Work to do
Transcribe each line of the material as it is, and drop any picture.
+++++
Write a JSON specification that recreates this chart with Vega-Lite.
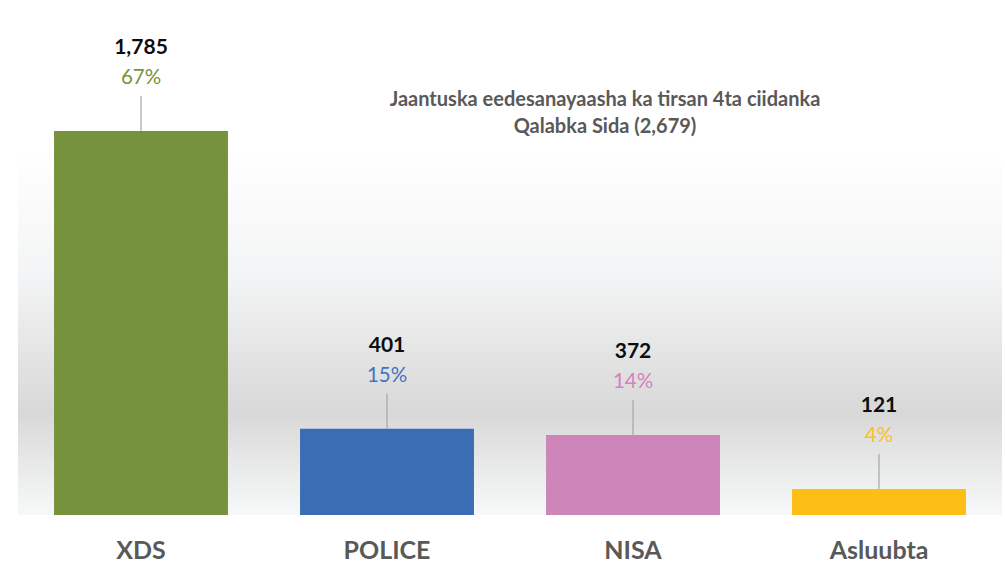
{
  "$schema": "https://vega.github.io/schema/vega-lite/v6.json",
  "width": 984,
  "height": 480,
  "autosize": "none",
  "padding": {"left": 18, "top": 35, "right": 3, "bottom": 59},
  "background": "white",
  "config": {"view": {"stroke": null}, "font": "Lato"},
  "title": {
    "text": ["Jaantuska eedesanayaasha ka tirsan 4ta ciidanka", "Qalabka Sida (2,679)"],
    "orient": "top",
    "anchor": "middle",
    "frame": "group",
    "baseline": "top",
    "offset": 0,
    "dx": 95,
    "dy": 102,
    "fontSize": 20,
    "fontWeight": "bold",
    "color": "#595959",
    "lineHeight": 27,
    "font": "Lato"
  },
  "datasets": {
    "bars": [
      {"category": "XDS", "count": 1785, "count_label": "1,785", "pct_label": "67%"},
      {"category": "POLICE", "count": 401, "count_label": "401", "pct_label": "15%"},
      {"category": "NISA", "count": 372, "count_label": "372", "pct_label": "14%"},
      {"category": "Asluubta", "count": 121, "count_label": "121", "pct_label": "4%"}
    ],
    "backdrop": [{"top": 1700, "bottom": 0}]
  },
  "layer": [
    {
      "data": {"name": "backdrop"},
      "mark": {
        "type": "rect",
        "color": {
          "gradient": "linear",
          "x1": 0, "y1": 0, "x2": 0, "y2": 1,
          "stops": [
            {"offset": 0, "color": "#ffffff"},
            {"offset": 0.35, "color": "#f3f4f5"},
            {"offset": 0.72, "color": "#d8d8d8"},
            {"offset": 0.9, "color": "#eceded"},
            {"offset": 1, "color": "#f7f8f9"}
          ]
        }
      },
      "encoding": {
        "y": {"field": "top", "type": "quantitative"},
        "y2": {"field": "bottom"}
      }
    },
    {
      "data": {"name": "bars"},
      "layer": [
        {
          "mark": {"type": "bar"},
          "encoding": {
            "y": {
              "field": "count",
              "type": "quantitative",
              "scale": {"domain": [0, 2231], "nice": false},
              "axis": null
            },
            "color": {
              "field": "category",
              "type": "nominal",
              "sort": null,
              "scale": {
                "domain": ["XDS", "POLICE", "NISA", "Asluubta"],
                "range": ["#76923c", "#3b6db5", "#cd85ba", "#fdbe16"]
              },
              "legend": null
            }
          }
        },
        {
          "mark": {"type": "rule", "color": "#a6a6a6", "strokeWidth": 1.2, "y2Offset": -35},
          "encoding": {
            "y": {"field": "count", "type": "quantitative"},
            "y2": {"field": "count"}
          }
        },
        {
          "mark": {"type": "text", "dy": -83, "fontSize": 21, "fontWeight": "bold", "color": "#0d0d0d", "baseline": "middle", "font": "Lato"},
          "encoding": {
            "y": {"field": "count", "type": "quantitative"},
            "text": {"field": "count_label"}
          }
        },
        {
          "mark": {"type": "text", "dy": -53, "fontSize": 20.5, "baseline": "middle", "font": "Lato"},
          "encoding": {
            "y": {"field": "count", "type": "quantitative"},
            "text": {"field": "pct_label"},
            "color": {
              "field": "category",
              "type": "nominal",
              "sort": null,
              "scale": {
                "domain": ["XDS", "POLICE", "NISA", "Asluubta"],
                "range": ["#77933c", "#4472c4", "#d680bd", "#fbbf27"]
              },
              "legend": null
            }
          }
        }
      ],
      "encoding": {
        "x": {
          "field": "category",
          "type": "nominal",
          "sort": null,
          "scale": {"paddingInner": 0.293, "paddingOuter": 0.1465},
          "axis": {
            "title": null,
            "domain": false,
            "ticks": false,
            "labelAngle": 0,
            "labelFontSize": 25,
            "labelFontWeight": "bold",
            "labelColor": "#595959",
            "labelPadding": 23,
            "labelFont": "Lato"
          }
        }
      },
      "resolve": {"scale": {"color": "independent"}}
    }
  ]
}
+++++
Output below
Write a JSON specification that recreates this chart with Vega-Lite.
{
  "$schema": "https://vega.github.io/schema/vega-lite/v6.json",
  "width": 984,
  "height": 480,
  "autosize": "none",
  "padding": {"left": 18, "top": 35, "right": 3, "bottom": 59},
  "background": "white",
  "config": {"view": {"stroke": null}, "font": "Lato"},
  "title": {
    "text": ["Jaantuska eedesanayaasha ka tirsan 4ta ciidanka", "Qalabka Sida (2,679)"],
    "orient": "top",
    "anchor": "middle",
    "frame": "group",
    "baseline": "top",
    "offset": 0,
    "dx": 95,
    "dy": 102,
    "fontSize": 20,
    "fontWeight": "bold",
    "color": "#595959",
    "lineHeight": 27,
    "font": "Lato"
  },
  "datasets": {
    "bars": [
      {"category": "XDS", "count": 1785, "count_label": "1,785", "pct_label": "67%"},
      {"category": "POLICE", "count": 401, "count_label": "401", "pct_label": "15%"},
      {"category": "NISA", "count": 372, "count_label": "372", "pct_label": "14%"},
      {"category": "Asluubta", "count": 121, "count_label": "121", "pct_label": "4%"}
    ],
    "backdrop": [{"top": 1700, "bottom": 0}]
  },
  "layer": [
    {
      "data": {"name": "backdrop"},
      "mark": {
        "type": "rect",
        "color": {
          "gradient": "linear",
          "x1": 0, "y1": 0, "x2": 0, "y2": 1,
          "stops": [
            {"offset": 0, "color": "#ffffff"},
            {"offset": 0.35, "color": "#f3f4f5"},
            {"offset": 0.72, "color": "#d8d8d8"},
            {"offset": 0.9, "color": "#eceded"},
            {"offset": 1, "color": "#f7f8f9"}
          ]
        }
      },
      "encoding": {
        "y": {"field": "top", "type": "quantitative"},
        "y2": {"field": "bottom"}
      }
    },
    {
      "data": {"name": "bars"},
      "layer": [
        {
          "mark": {"type": "bar"},
          "encoding": {
            "y": {
              "field": "count",
              "type": "quantitative",
              "scale": {"domain": [0, 2231], "nice": false},
              "axis": null
            },
            "color": {
              "field": "category",
              "type": "nominal",
              "sort": null,
              "scale": {
                "domain": ["XDS", "POLICE", "NISA", "Asluubta"],
                "range": ["#76923c", "#3b6db5", "#cd85ba", "#fdbe16"]
              },
              "legend": null
            }
          }
        },
        {
          "mark": {"type": "rule", "color": "#a6a6a6", "strokeWidth": 1.2, "y2Offset": -35},
          "encoding": {
            "y": {"field": "count", "type": "quantitative"},
            "y2": {"field": "count"}
          }
        },
        {
          "mark": {"type": "text", "dy": -83, "fontSize": 21, "fontWeight": "bold", "color": "#0d0d0d", "baseline": "middle", "font": "Lato"},
          "encoding": {
            "y": {"field": "count", "type": "quantitative"},
            "text": {"field": "count_label"}
          }
        },
        {
          "mark": {"type": "text", "dy": -53, "fontSize": 20.5, "baseline": "middle", "font": "Lato"},
          "encoding": {
            "y": {"field": "count", "type": "quantitative"},
            "text": {"field": "pct_label"},
            "color": {
              "field": "category",
              "type": "nominal",
              "sort": null,
              "scale": {
                "domain": ["XDS", "POLICE", "NISA", "Asluubta"],
                "range": ["#77933c", "#4472c4", "#d680bd", "#fbbf27"]
              },
              "legend": null
            }
          }
        }
      ],
      "encoding": {
        "x": {
          "field": "category",
          "type": "nominal",
          "sort": null,
          "scale": {"paddingInner": 0.293, "paddingOuter": 0.1465},
          "axis": {
            "title": null,
            "domain": false,
            "ticks": false,
            "labelAngle": 0,
            "labelFontSize": 25,
            "labelFontWeight": "bold",
            "labelColor": "#595959",
            "labelPadding": 23,
            "labelFont": "Lato"
          }
        }
      },
      "resolve": {"scale": {"color": "independent"}}
    }
  ]
}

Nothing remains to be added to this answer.